# Air Helper Shocks VS timberins and crankingthe T-bars



## MarioGMC (Oct 24, 2010)

Hey guys i have a 2004 GMC Reg-Cab LB and we all know that the front end on these trucks are not the greatest for preventing sag so i have sourced out these new style shocks that have a air leveler built in to it. They are called Air Helper Springs. I was wondering if anyone has tired these out with there plow set-up.

Here's the website
http://www.sdtrucksprings.com/index.php?main_page=product_info&products_id=5938

If this set up will prevent the harsh ride that timberines make and as well stop front end sag on my 2004 GMC Reg cab long box then i am game for going to get a pair.
Let me know you feed back


----------



## Q101ATFD (Oct 24, 2006)

They've actually been out for a few years now. People have written some reviews on here if you search around the Chevy/GMC forum. From an engineering standpoint, while they seem to work well for most people, they transfer an undesigned load from the torsion bar (where it belongs) to the upper shock mount. The upper shock mount is only designed to handle an impact load to the shock absorber - not a portion of the front end weight.
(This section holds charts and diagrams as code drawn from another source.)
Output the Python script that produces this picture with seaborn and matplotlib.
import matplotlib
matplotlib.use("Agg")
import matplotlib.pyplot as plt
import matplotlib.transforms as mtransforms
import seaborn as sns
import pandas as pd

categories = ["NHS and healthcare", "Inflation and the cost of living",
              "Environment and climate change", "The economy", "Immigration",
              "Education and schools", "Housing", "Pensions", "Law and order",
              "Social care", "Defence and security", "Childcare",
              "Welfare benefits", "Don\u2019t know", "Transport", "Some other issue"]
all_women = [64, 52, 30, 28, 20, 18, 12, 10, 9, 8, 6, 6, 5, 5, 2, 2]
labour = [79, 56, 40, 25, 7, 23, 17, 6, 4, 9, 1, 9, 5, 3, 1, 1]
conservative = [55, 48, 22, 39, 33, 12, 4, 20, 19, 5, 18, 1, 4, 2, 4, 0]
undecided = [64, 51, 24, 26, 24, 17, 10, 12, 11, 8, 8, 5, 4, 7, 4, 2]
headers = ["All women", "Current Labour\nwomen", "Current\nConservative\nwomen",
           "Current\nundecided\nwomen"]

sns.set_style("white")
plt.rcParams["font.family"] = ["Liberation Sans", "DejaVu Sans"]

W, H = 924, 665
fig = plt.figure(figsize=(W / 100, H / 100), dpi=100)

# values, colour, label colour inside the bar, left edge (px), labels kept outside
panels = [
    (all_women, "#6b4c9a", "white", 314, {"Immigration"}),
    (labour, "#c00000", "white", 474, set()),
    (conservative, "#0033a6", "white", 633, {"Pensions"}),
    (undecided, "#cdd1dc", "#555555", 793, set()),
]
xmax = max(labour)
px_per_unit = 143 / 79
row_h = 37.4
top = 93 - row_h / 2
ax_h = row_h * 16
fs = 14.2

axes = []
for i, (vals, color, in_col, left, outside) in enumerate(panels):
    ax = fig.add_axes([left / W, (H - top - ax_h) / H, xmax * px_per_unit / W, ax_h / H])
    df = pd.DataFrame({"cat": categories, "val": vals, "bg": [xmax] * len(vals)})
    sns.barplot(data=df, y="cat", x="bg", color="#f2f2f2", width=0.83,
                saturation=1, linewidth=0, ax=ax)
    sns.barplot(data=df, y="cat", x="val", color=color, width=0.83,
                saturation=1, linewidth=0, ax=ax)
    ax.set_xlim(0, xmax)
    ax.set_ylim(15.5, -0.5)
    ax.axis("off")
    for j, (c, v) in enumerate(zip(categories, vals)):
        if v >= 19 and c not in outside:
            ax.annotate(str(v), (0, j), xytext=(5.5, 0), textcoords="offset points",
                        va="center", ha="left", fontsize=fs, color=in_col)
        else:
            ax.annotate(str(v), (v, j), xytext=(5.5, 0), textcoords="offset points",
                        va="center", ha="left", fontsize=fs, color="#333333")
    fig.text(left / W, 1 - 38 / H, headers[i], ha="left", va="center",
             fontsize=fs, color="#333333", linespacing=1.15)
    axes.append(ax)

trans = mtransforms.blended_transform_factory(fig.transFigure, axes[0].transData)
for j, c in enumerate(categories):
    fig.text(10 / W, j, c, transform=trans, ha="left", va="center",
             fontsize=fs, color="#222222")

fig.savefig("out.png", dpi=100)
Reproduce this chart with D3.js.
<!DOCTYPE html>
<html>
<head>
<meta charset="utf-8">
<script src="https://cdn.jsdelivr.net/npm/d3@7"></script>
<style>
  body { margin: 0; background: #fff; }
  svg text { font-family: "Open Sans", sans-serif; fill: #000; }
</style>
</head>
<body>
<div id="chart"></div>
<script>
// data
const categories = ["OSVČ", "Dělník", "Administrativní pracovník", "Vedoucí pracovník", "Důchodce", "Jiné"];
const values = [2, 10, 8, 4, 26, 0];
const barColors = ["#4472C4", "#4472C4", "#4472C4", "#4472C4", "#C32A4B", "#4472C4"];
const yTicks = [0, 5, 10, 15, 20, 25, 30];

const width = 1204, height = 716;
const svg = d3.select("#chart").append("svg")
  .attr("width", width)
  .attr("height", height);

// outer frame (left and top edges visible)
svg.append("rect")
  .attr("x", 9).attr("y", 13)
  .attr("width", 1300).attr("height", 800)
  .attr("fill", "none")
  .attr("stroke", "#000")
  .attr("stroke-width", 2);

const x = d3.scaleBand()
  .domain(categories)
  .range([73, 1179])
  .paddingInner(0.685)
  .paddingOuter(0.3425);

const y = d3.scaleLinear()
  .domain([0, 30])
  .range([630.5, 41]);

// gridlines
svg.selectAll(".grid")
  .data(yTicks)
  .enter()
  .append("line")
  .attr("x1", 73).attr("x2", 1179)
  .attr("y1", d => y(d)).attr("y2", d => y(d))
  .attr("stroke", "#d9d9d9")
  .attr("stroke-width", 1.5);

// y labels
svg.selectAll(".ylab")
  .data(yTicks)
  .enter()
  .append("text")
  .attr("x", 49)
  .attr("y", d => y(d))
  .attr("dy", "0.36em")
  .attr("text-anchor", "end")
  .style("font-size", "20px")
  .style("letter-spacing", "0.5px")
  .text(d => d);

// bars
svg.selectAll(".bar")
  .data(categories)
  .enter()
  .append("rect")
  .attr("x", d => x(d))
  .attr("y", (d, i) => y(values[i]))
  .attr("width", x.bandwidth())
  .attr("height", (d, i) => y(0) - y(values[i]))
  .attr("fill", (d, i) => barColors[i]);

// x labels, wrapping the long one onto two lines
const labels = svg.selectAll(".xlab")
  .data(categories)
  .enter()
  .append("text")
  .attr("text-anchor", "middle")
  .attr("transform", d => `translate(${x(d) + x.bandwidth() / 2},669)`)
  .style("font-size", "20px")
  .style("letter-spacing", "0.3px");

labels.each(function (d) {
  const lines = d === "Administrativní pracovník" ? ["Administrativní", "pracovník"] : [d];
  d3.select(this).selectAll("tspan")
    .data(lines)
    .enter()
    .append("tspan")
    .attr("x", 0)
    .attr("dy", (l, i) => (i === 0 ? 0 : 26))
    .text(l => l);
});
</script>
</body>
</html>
If you read the threads here long enough, you'll find that TImbrens are, hands down, the best option for mitigating front-end sag on Chevrolet and GMC trucks.


----------



## MarioGMC (Oct 24, 2010)

Thanks for your response Q101ATFD. I had the same concerns about the shock tower mounts. It just doesn't seem like its had the proper engineering. Anywho hopefully I will get more feedback to the post. 
This is my first year plowing in this truck so all this stuff is a little new to me. right now i have the t-bars up 5 pr 6 turns and no TImbrens, when the plow is up i only sag about an inch.


----------